I have always been passionate about advocating for marginalized populations’ need for health, housing and employment. And without employment, health and housing is very hard to obtain. I was fortunate enough to see that PHC had an opening where I could tie in my casework skills with technical writing and still be somewhat hands on, without case managing.

How would you describe your job? What’s your day-to-day look like?

J: After being pretty much on my own for many years, I have a great team now, and we’ve been able to shift our focus from just writing 500+ Individual Eligibility Evaluations a year to providing knowledge to our managers and supervisors. We’ve been offering trainings like Mental Health First Aid and Crisis Prevention Intervention, and we present topical trainings to teams across Relay, such as disability awareness and recognizing disability within your coworkers.

Having a team means I can also spend more time supporting and guiding employees through our accommodations processes, and assisting managers and supervisors in implementing accommodations. I also help them understand that while the accommodations process can be challenging, once the time is taken, and you’ve got good accommodations, an employee can get into their groove and have success.

What do you value about the culture at Relay?

J: I feel like our people are not just employee #1, #2, #3, etc., but there is a human element to it. I see our culture of love in action in many ways, especially when I look at what our training was, compared to what types of trainings are offered now. We’re conducting “stay interviews” where people give us feedback that they feel so supported in training. There is so much compassion and care there now.

What aspect of your job makes you the happiest?

J: The increasing collaboration between my team and other teams to recognize our strengths and how we can work together for more and better results has been great. And honestly, my own personal growth over the past five years. The doors that have been opened at Relay for my own personal and professional development are leading to positive impacts on our direct labor folks.

What would you say to inspire the people reading this about professional advancement opportunities at Relay? Do you have any advice?

J: First, I want to acknowledge that we all go through our struggles. I'm still learning, and I’m still unsure of my worthiness sometimes. But I push forward because I have the support of this organization, my leadership team, and my colleagues, and they give me the extra courage to step across each line and level up as the line keeps moving forward.

An employee can always reach out to our Accommodations & Compliance team – we have our Job Club* to offer coaching and support. And we sometimes work with people on a one-on-one capacity to help them navigate certain challenging workplace scenarios. We can approach those situations with our tenets of positive intent, respecting differences, and finding solutions, and provide some guidance in the professional sphere.

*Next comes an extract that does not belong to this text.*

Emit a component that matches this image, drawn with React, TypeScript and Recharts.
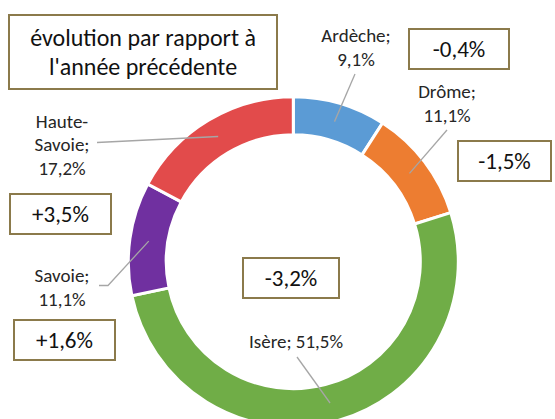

You're never going to feel sure of yourself until you can look in the rearview mirror and say, “I did that.” An employee can talk with my team, and talk with their supervisor – ask for their guidance and support. Find ways to work collaboratively and identify opportunities. It’s OK to be nervous, but you can push through, because the people at Relay want you to succeed!

*Relay's Job Club assists employees in preparing for and seeking professional development opportunities outside of Relay Resources as well as among our social enterprises.